Quando acordámos no dia seguinte, o rio era um espelho. Depois de um pequeno-almoço de reis na varanda comum, que é também sala de jantar, descemos ao pequeno cais, junto à linha de comboio abandonada e passámos a manhã a remar e embalados pela corrente.

Sozinhos, entre risos e silêncios, notámos o reflexo do V perfeito das encostas na água, o prolongar das curvas das vinhas, o contorno mutável das nuvens. Estar ali pode ser tão activo ou tranquilo como escolhamos e às vezes, pode ser as duas coisas ao mesmo tempo. Luxo é também essa liberdade.

Nessa tarde, entre os mergulhos e o descanso na piscina, deixámos passar a hora das provas comentadas, mas a Eulália, sempre disponível, fez-nos a prova durante o jantar. Desdobrando-se entre todas as mesas sem falhar a ninguém, conseguiu ainda dar-nos a atenção e informação que os vinhos merecem e fazer o emparelhamento perfeito com os pratos. Gostámos de todos, mas rendemo-nos à originalidade do Sousão monocasta e deliciámo-nos com o final perfeito que foi o Porto Tawny de 20 anos. Ao Borja ainda lhe brilham os olhos quando falamos disso.

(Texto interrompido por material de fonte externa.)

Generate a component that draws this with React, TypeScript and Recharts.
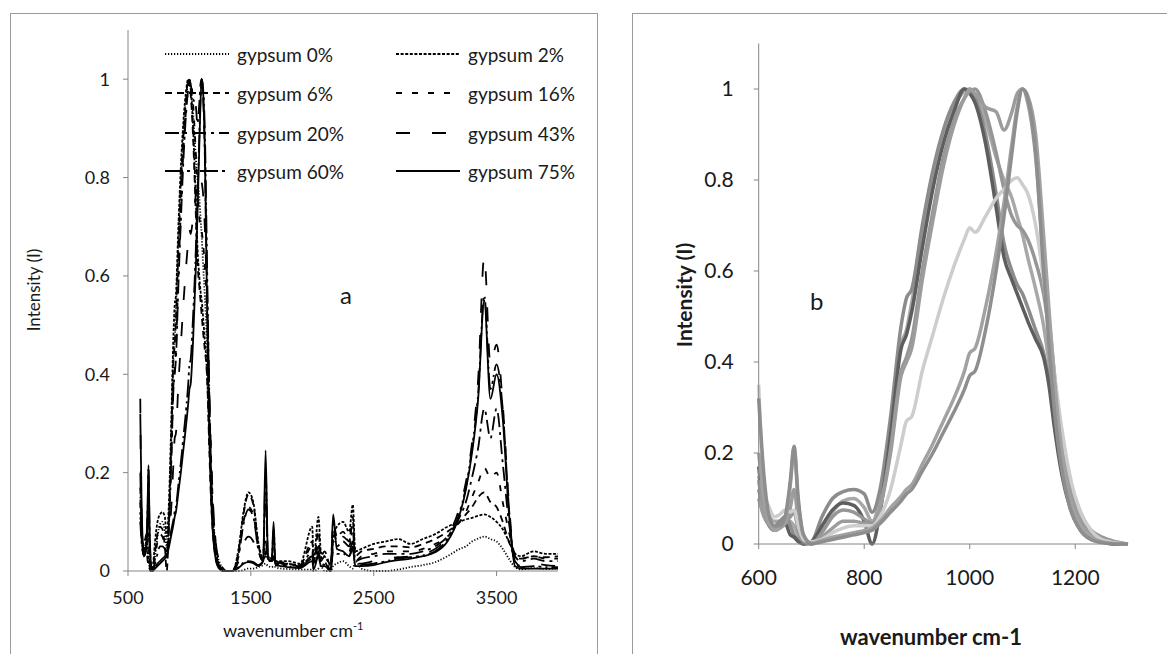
import { LineChart, Line, XAxis, YAxis, Legend } from 'recharts'

// wavenumber grid (cm-1), rows kept aligned with the series below
const wavenumbers = [
  600, 610, 620, 630, 640, 650, 660, 667, 675, 685, 700,
  720, 740, 760, 780, 800, 815, 830, 850, 870, 880, 890,
  910, 930, 950, 970, 990, 1000, 1010, 1030, 1050, 1065,
  1080, 1090, 1100, 1110, 1125, 1140, 1150, 1160, 1175, 1190,
  1210, 1230, 1250, 1275, 1300, 1350, 1400, 1440, 1480, 1520,
  1560, 1600, 1620, 1640, 1670, 1685, 1700, 1750, 1800, 1900,
  2000, 2010, 2050, 2070, 2100, 2150, 2170, 2200, 2250, 2300,
  2330, 2350, 2400, 2500, 2600, 2700, 2800, 2900, 3000, 3100,
  3200, 3250, 3300, 3350, 3400, 3450, 3500, 3550, 3600, 3650,
  3700, 3800, 3900, 4000,
]

const gypsum0 = [
  0.15, 0.09, 0.06, 0.05, 0.05, 0.055, 0.05, 0.04, 0.02, 0.005, 0.0,
  0.03, 0.07, 0.095, 0.1, 0.08, 0.05, 0.1, 0.25, 0.44, 0.47, 0.53,
  0.67, 0.79, 0.89, 0.96, 0.995, 1.0, 0.985, 0.93, 0.85, 0.8,
  0.76, 0.72, 0.68, 0.63, 0.56, 0.48, 0.4, 0.31, 0.2, 0.12,
  0.06, 0.03, 0.015, 0.005, 0.0, 0.0, 0.0, 0.002, 0.005, 0.005,
  0.008, 0.012, 0.015, 0.01, 0.008, 0.01, 0.008, 0.005, 0.004, 0.003,
  0.003, 0.0, 0.005, 0.01, 0.0, 0.0, 0.01, 0.015, 0.02, 0.01,
  0.005, 0.02, 0.005, 0.0, 0.0, 0.003, 0.008, 0.012, 0.018, 0.03,
  0.045, 0.05, 0.06, 0.066, 0.07, 0.065, 0.06, 0.045, 0.025, 0.008,
  0.003, 0.006, 0.004, 0.005,
]

const gypsum2 = [
  0.12, 0.07, 0.045, 0.04, 0.05, 0.06, 0.04, 0.02, 0.01, 0.0, 0.005,
  0.06, 0.1, 0.115, 0.12, 0.11, 0.07, 0.12, 0.28, 0.48, 0.54, 0.56,
  0.7, 0.82, 0.91, 0.97, 1.0, 0.995, 0.98, 0.9, 0.77, 0.66,
  0.6, 0.57, 0.55, 0.52, 0.47, 0.42, 0.36, 0.28, 0.18, 0.1,
  0.05, 0.02, 0.01, 0.0, 0.0, 0.0, 0.045, 0.12, 0.16, 0.14,
  0.06, 0.025, 0.035, 0.025, 0.025, 0.03, 0.02, 0.02, 0.02, 0.015,
  0.09, 0.02, 0.11, 0.04, 0.03, 0.015, 0.07, 0.09, 0.1, 0.08,
  0.135, 0.04, 0.045, 0.055, 0.06, 0.065, 0.055, 0.065, 0.075, 0.09,
  0.1, 0.105, 0.108, 0.112, 0.115, 0.11, 0.1, 0.085, 0.06, 0.035,
  0.03, 0.04, 0.035, 0.035,
]

const gypsum6 = [
  0.17, 0.08, 0.04, 0.03, 0.04, 0.045, 0.02, 0.015, 0.005, 0.0, 0.005,
  0.04, 0.075, 0.09, 0.085, 0.05, 0.0, 0.07, 0.24, 0.43, 0.46, 0.51,
  0.65, 0.78, 0.88, 0.95, 1.0, 0.99, 0.97, 0.88, 0.74, 0.63,
  0.58, 0.55, 0.52, 0.49, 0.45, 0.41, 0.35, 0.26, 0.15, 0.08,
  0.03, 0.01, 0.005, 0.0, 0.0, 0.0, 0.04, 0.115, 0.155, 0.135,
  0.055, 0.025, 0.03, 0.02, 0.02, 0.025, 0.018, 0.018, 0.015, 0.012,
  0.06, 0.015, 0.08, 0.03, 0.04, 0.01, 0.1, 0.07, 0.08, 0.06,
  0.1, 0.03, 0.04, 0.045, 0.05, 0.05, 0.048, 0.055, 0.065, 0.08,
  0.1, 0.115, 0.13, 0.15, 0.16, 0.14, 0.13, 0.1, 0.06, 0.03,
  0.025, 0.03, 0.028, 0.03,
]

const gypsum16 = [
  0.14, 0.07, 0.045, 0.035, 0.04, 0.05, 0.06, 0.07, 0.03, 0.005, 0.0,
  0.025, 0.06, 0.075, 0.07, 0.055, 0.045, 0.08, 0.21, 0.38, 0.41, 0.45,
  0.6, 0.73, 0.85, 0.93, 0.98, 0.995, 1.0, 0.95, 0.86, 0.78,
  0.72, 0.7, 0.69, 0.67, 0.62, 0.55, 0.47, 0.37, 0.24, 0.14,
  0.07, 0.03, 0.015, 0.005, 0.0, 0.0, 0.035, 0.1, 0.13, 0.115,
  0.045, 0.02, 0.04, 0.02, 0.02, 0.025, 0.015, 0.015, 0.015, 0.012,
  0.05, 0.02, 0.06, 0.02, 0.03, 0.0, 0.08, 0.06, 0.07, 0.06,
  0.11, 0.02, 0.03, 0.035, 0.04, 0.04, 0.04, 0.045, 0.055, 0.07,
  0.1, 0.12, 0.15, 0.18, 0.21, 0.19, 0.2, 0.14, 0.08, 0.035,
  0.025, 0.03, 0.025, 0.025,
]

const gypsum20 = [
  0.1, 0.06, 0.04, 0.03, 0.035, 0.045, 0.08, 0.12, 0.05, 0.01, 0.0,
  0.015, 0.035, 0.05, 0.05, 0.045, 0.04, 0.08, 0.2, 0.37, 0.4, 0.43,
  0.58, 0.71, 0.83, 0.92, 0.98, 1.0, 0.99, 0.96, 0.95, 0.91,
  0.95, 0.99, 1.0, 0.97, 0.85, 0.62, 0.5, 0.38, 0.22, 0.12,
  0.05, 0.02, 0.008, 0.002, 0.0, 0.0, 0.03, 0.095, 0.125, 0.11,
  0.045, 0.02, 0.06, 0.025, 0.02, 0.03, 0.015, 0.015, 0.012, 0.01,
  0.04, 0.01, 0.05, 0.03, 0.02, 0.0, 0.06, 0.05, 0.06, 0.05,
  0.08, 0.02, 0.025, 0.03, 0.035, 0.035, 0.035, 0.04, 0.05, 0.07,
  0.11, 0.14, 0.19, 0.25, 0.33, 0.27, 0.33, 0.22, 0.1, 0.03,
  0.02, 0.025, 0.02, 0.02,
]

const gypsum43 = [
  0.35, 0.12, 0.08, 0.06, 0.065, 0.075, 0.07, 0.075, 0.04, 0.01, 0.005,
  0.01, 0.025, 0.035, 0.04, 0.04, 0.04, 0.06, 0.12, 0.22, 0.27, 0.28,
  0.38, 0.46, 0.54, 0.61, 0.67, 0.695, 0.685, 0.72, 0.76, 0.78,
  0.8, 0.805, 0.79, 0.77, 0.7, 0.58, 0.48, 0.38, 0.25, 0.15,
  0.07, 0.03, 0.01, 0.003, 0.0, 0.0, 0.02, 0.055, 0.07, 0.06,
  0.03, 0.03, 0.14, 0.03, 0.025, 0.06, 0.02, 0.015, 0.012, 0.01,
  0.03, 0.005, 0.04, 0.02, 0.015, 0.0, 0.05, 0.04, 0.045, 0.04,
  0.06, 0.015, 0.015, 0.02, 0.025, 0.028, 0.03, 0.035, 0.045, 0.07,
  0.13, 0.18, 0.26, 0.39, 0.64, 0.42, 0.46, 0.34, 0.14, 0.02,
  0.01, 0.015, 0.012, 0.01,
]

const gypsum60 = [
  0.2, 0.1, 0.05, 0.03, 0.035, 0.05, 0.13, 0.21, 0.09, 0.02, 0.002,
  0.008, 0.015, 0.02, 0.025, 0.03, 0.035, 0.05, 0.08, 0.105, 0.12, 0.13,
  0.175, 0.22, 0.27, 0.32, 0.38, 0.42, 0.43, 0.52, 0.64, 0.75,
  0.88, 0.96, 1.0, 0.985, 0.9, 0.68, 0.52, 0.37, 0.2, 0.1,
  0.04, 0.015, 0.005, 0.001, 0.0, 0.0, 0.008, 0.017, 0.02, 0.018,
  0.012, 0.02, 0.2, 0.03, 0.025, 0.085, 0.015, 0.012, 0.01, 0.008,
  0.025, 0.005, 0.035, 0.015, 0.012, 0.0, 0.04, 0.035, 0.035, 0.03,
  0.05, 0.01, 0.012, 0.015, 0.02, 0.025, 0.028, 0.032, 0.04, 0.065,
  0.12, 0.17, 0.25, 0.36, 0.56, 0.37, 0.42, 0.33, 0.13, 0.015,
  0.008, 0.01, 0.008, 0.008,
]

const gypsum75 = [
  0.32, 0.15, 0.06, 0.04, 0.04, 0.06, 0.14, 0.215, 0.1, 0.02, 0.0,
  0.005, 0.01, 0.015, 0.02, 0.025, 0.03, 0.045, 0.07, 0.095, 0.11, 0.12,
  0.16, 0.2, 0.245, 0.29, 0.34, 0.37, 0.38, 0.47, 0.6, 0.72,
  0.86, 0.95, 1.0, 0.98, 0.86, 0.6, 0.44, 0.3, 0.16, 0.08,
  0.03, 0.01, 0.003, 0.0, 0.0, 0.0, 0.006, 0.015, 0.018, 0.016,
  0.01, 0.02, 0.245, 0.025, 0.02, 0.1, 0.012, 0.01, 0.008, 0.006,
  0.02, 0.003, 0.03, 0.01, 0.01, 0.0, 0.115, 0.045, 0.04, 0.03,
  0.045, 0.01, 0.01, 0.012, 0.018, 0.022, 0.025, 0.03, 0.038, 0.06,
  0.115, 0.165, 0.24, 0.35, 0.55, 0.35, 0.4, 0.31, 0.12, 0.01,
  0.005, 0.005, 0.005, 0.005,
]

const seriesNames = ['gypsum 0%', 'gypsum 2%', 'gypsum 6%', 'gypsum 16%', 'gypsum 20%', 'gypsum 43%', 'gypsum 60%', 'gypsum 75%']
const seriesValues = [gypsum0, gypsum2, gypsum6, gypsum16, gypsum20, gypsum43, gypsum60, gypsum75]

const ticksA = [500, 1500, 2500, 3500]
const ticksB = [600, 800, 1000, 1200]
const ticksY = [0, 0.2, 0.4, 0.6, 0.8, 1]

// panel a line styles (black, dash patterns) and panel b greys
const dashes = ['1.2 1.8', '3 1.6', '7 5', '6 10', '14 5 3 5', '14 22', '18 4 3 4 2 4', '0']
const greys = ['#a8a8a8', '#8c8c8c', '#5e5e5e', '#969696', '#9c9c9c', '#cdcdcd', '#a2a2a2', '#8e8e8e']

const spectra = wavenumbers.map((wn, i) => {
  const row: Record<string, number> = { wn }
  seriesValues.forEach((vals, s) => { row['s' + s] = vals[i] })
  return row
})
const spectraB = spectra.filter(r => r.wn <= 1300)

const FONT = 'Lato, "Open Sans", sans-serif'
const axisGrey = '#868686'

function GypsumLegend() {
  // two columns, four rows
  const rows = [19, 58, 98, 136]
  return (
    <svg width={440} height={160} style={{ overflow: 'visible' }}>
      {seriesNames.map((name, i) => {
        const col = i % 2
        const y = rows[Math.floor(i / 2)]
        const x0 = col === 0 ? 15 : 246
        return (
          <g key={name}>
            <line x1={x0} x2={x0 + 64} y1={y} y2={y} stroke="#000" strokeWidth={1.8}
              strokeDasharray={dashes[i] === '0' ? undefined : dashes[i]} />
            <text x={x0 + 72} y={y} dominantBaseline="central" fontSize={19} fontFamily={FONT} fill="#1a1a1a">{name}</text>
          </g>
        )
      })}
    </svg>
  )
}

export default function App() {
  const tickA = { fontSize: 18, fill: '#1a1a1a', fontFamily: FONT }
  const tickB = { fontSize: 21, fill: '#1a1a1a', fontFamily: FONT }
  return (
    <div style={{ position: 'absolute', left: 0, top: 0, width: 1167, height: 654, overflow: 'hidden', background: '#fff', fontFamily: FONT, color: '#1a1a1a' }}>
      <div style={{ position: 'absolute', left: 10, top: 13, width: 586, height: 700, border: '1px solid #9a9a9a' }} />
      <div style={{ position: 'absolute', left: 632, top: 13, width: 600, height: 700, border: '1px solid #9a9a9a' }} />

      {/* panel a */}
      <div style={{ position: 'absolute', left: 0, top: 0 }}>
        <LineChart width={597} height={654} data={spectra} margin={{ top: 30, right: 39, bottom: 53, left: 68 }}>
          <XAxis type="number" dataKey="wn" domain={[500, 4000]} ticks={ticksA} height={30}
            tick={tickA} tickSize={5} tickMargin={15} stroke={axisGrey} />
          <YAxis type="number" domain={[0, 1.1]} ticks={ticksY} width={60}
            tick={tickA} tickSize={5} tickMargin={13} stroke={axisGrey} />
          <Legend layout="horizontal" verticalAlign="middle" align="center"
            wrapperStyle={{ top: 35, left: 150, width: 440, height: 160 }}
            content={() => <GypsumLegend />} />
          {seriesNames.map((name, i) => (
            <Line key={name} name={name} dataKey={'s' + i} type="monotone" stroke="#000" strokeWidth={1.8}
              strokeDasharray={dashes[i] === '0' ? undefined : dashes[i]} dot={false} isAnimationActive={false} />
          ))}
        </LineChart>
      </div>
      <div style={{ position: 'absolute', left: 33, top: 290, transform: 'translate(-50%, -50%) rotate(-90deg)', fontSize: 17, whiteSpace: 'nowrap' }}>Intensity (I)</div>
      <div style={{ position: 'absolute', left: 223, top: 619, fontSize: 18, whiteSpace: 'nowrap' }}>wavenumber cm<sup style={{ fontSize: 11 }}>-1</sup></div>
      <div style={{ position: 'absolute', left: 340, top: 280, fontSize: 24 }}>a</div>

      {/* panel b */}
      <div style={{ position: 'absolute', left: 600, top: 0 }}>
        <LineChart width={567} height={654} data={spectraB} margin={{ top: 43.5, right: 39, bottom: 80, left: 98.7 }}>
          <XAxis type="number" dataKey="wn" domain={[600, 1300]} ticks={ticksB} height={30}
            tick={tickB} tickSize={5} tickMargin={21} stroke={axisGrey} />
          <YAxis type="number" domain={[0, 1.1]} ticks={ticksY} width={60}
            tick={tickB} tickSize={5} tickMargin={20} stroke={axisGrey} />
          {seriesNames.map((name, i) => (
            <Line key={name} name={name} dataKey={'s' + i} type="monotone" stroke={greys[i]} strokeWidth={3.5}
              dot={false} isAnimationActive={false} />
          ))}
        </LineChart>
      </div>
      <div style={{ position: 'absolute', left: 683, top: 295, transform: 'translate(-50%, -50%) rotate(-90deg)', fontSize: 21, fontWeight: 700, whiteSpace: 'nowrap' }}>Intensity (I)</div>
      <div style={{ position: 'absolute', left: 931, top: 636, transform: 'translate(-50%, -50%)', fontSize: 22, fontWeight: 700, whiteSpace: 'nowrap' }}>wavenumber cm-1</div>
      <div style={{ position: 'absolute', left: 810, top: 286, fontSize: 24 }}>b</div>
    </div>
  )
}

Com o suporte dos 300 anos de história da Quinta do Vallado, na Casa do Rio a modernidade mistura-se com a tradição numa balança que vai pendendo mais para um ou o outro lado, mas que nunca desequilibra. Acompanhando esta tendência na decoração e nos vinhos, a cozinha tanto moderniza os pratos tradicionais, potenciando-os, como faz aquela sopa igualzinha à que fazia a minha avó. Os ingredientes, quando não vêm da horta biológica que vemos da varanda onde comemos, são seleccionados de produtores locais.

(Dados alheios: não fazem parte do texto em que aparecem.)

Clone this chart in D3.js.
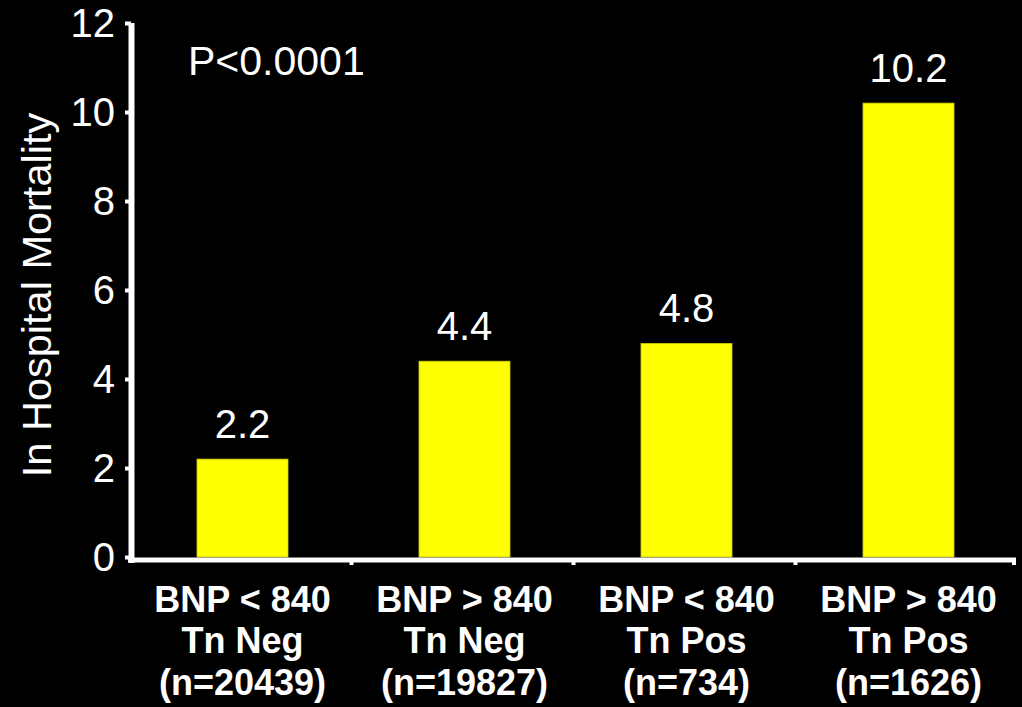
<!DOCTYPE html>
<html>
<head>
<meta charset="utf-8">
<script src="https://cdn.jsdelivr.net/npm/d3@7"></script>
<style>
html,body{margin:0;padding:0;background:#000;}
svg{display:block;}
text{font-family:"Liberation Sans",Arial,Helvetica,sans-serif;fill:#fff;}
</style>
</head>
<body>
<svg id="chart" width="1022" height="707"></svg>
<script>
const categories = ["g1","g2","g3","g4"];
const labelLine1 = ["BNP < 840","BNP > 840","BNP < 840","BNP > 840"];
const labelLine2 = ["Tn Neg","Tn Neg","Tn Pos","Tn Pos"];
const labelLine3 = ["(n=20439)","(n=19827)","(n=734)","(n=1626)"];
const values = [2.2, 4.4, 4.8, 10.2];
const valueLabels = ["2.2","4.4","4.8","10.2"];
const yTicks = [0,2,4,6,8,10,12];
const yTitle = "In Hospital Mortality";
const pText = "P<0.0001";

const svg = d3.select("#chart");
svg.append("rect").attr("width",1022).attr("height",707).attr("fill","#000");

const x = d3.scaleBand().domain(categories).range([131.5, 1019.5]).paddingInner(0.59).paddingOuter(0.295);
const xb = d3.scaleBand().domain(categories).range([131.5, 1019.5]);
const y = d3.scaleLinear().domain([0,12]).range([557, 23]);

// bars
svg.selectAll("rect.bar").data(values).enter().append("rect")
  .attr("class","bar")
  .attr("x",(d,i)=>x(categories[i]))
  .attr("width",x.bandwidth())
  .attr("y",d=>y(d))
  .attr("height",d=>y(0)-y(d))
  .attr("fill","#ffff00")
  .attr("stroke","#c8c800").attr("stroke-width",0.8);

// value labels
svg.selectAll("text.val").data(values).enter().append("text")
  .attr("x",(d,i)=>x(categories[i])+x.bandwidth()/2)
  .attr("y",d=>y(d)-21)
  .attr("text-anchor","middle")
  .attr("font-size",40)
  .text((d,i)=>valueLabels[i]);

// y axis
const yAxis = d3.axisLeft(y).tickValues(yTicks).tickSize(6).tickPadding(10).tickFormat(d3.format("d"));
const gy = svg.append("g").attr("transform","translate(131,0)").call(yAxis);
gy.select(".domain").remove();
gy.selectAll(".tick line").attr("stroke","#fff").attr("stroke-width",4);
gy.selectAll(".tick text").attr("font-size",40).attr("fill","#fff").attr("dy","0.34em")
  .attr("font-family","Liberation Sans, Arial, sans-serif");
svg.append("line").attr("x1",131.5).attr("x2",131.5).attr("y1",y(12)).attr("y2",563)
  .attr("stroke","#fff").attr("stroke-width",6);

// x axis
svg.append("line").attr("x1",128).attr("x2",1016).attr("y1",560).attr("y2",560)
  .attr("stroke","#fff").attr("stroke-width",5);
svg.selectAll("line.xt").data(categories).enter().append("line")
  .attr("x1",(d,i)=>Math.min(1014, xb(d)+xb.step()-2))
  .attr("x2",(d,i)=>Math.min(1014, xb(d)+xb.step()-2))
  .attr("y1",560).attr("y2",565).attr("stroke","#fff").attr("stroke-width",4);

// category labels
const lines = [labelLine1,labelLine2,labelLine3];
const baselines = [612,653,695];
lines.forEach((arr,li)=>{
  svg.selectAll(null).data(arr).enter().append("text")
    .attr("x",(d,i)=>x(categories[i])+x.bandwidth()/2)
    .attr("y",baselines[li])
    .attr("text-anchor","middle")
    .attr("font-size",36).attr("font-weight","bold")
    .text(d=>d);
});

// y title
svg.append("text")
  .attr("transform","translate(51,295) rotate(-90)")
  .attr("text-anchor","middle")
  .attr("font-size",41.5)
  .text(yTitle);

// p value
svg.append("text").attr("x",188).attr("y",75).attr("font-size",41).text(pText);
</script>
</body>
</html>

Luxo é também esse cuidado e essa proximidade. E é comer nessa varanda-sala-miradouro, enquanto o dia se alonga noite dentro e os tordos e os papa-figos passam em bandos na sua azáfama do fim de dia. Enquanto o céu escurece, o sol se põe atrás das vinhas e brindamos à natureza, ao engenho humano e às coisas bonitas.


Ficámos na Casa do Rio a convite da Quinta do Vallado, no âmbito da inciativa #euficoemportugal da Associação de Bloggers de Viagem Portugueses. Reservo-me sempre o direito a uma opinião e texto isentos, independentemente das parcerias. Acho que dá para perceber o quanto recomendo uma estadia aqui.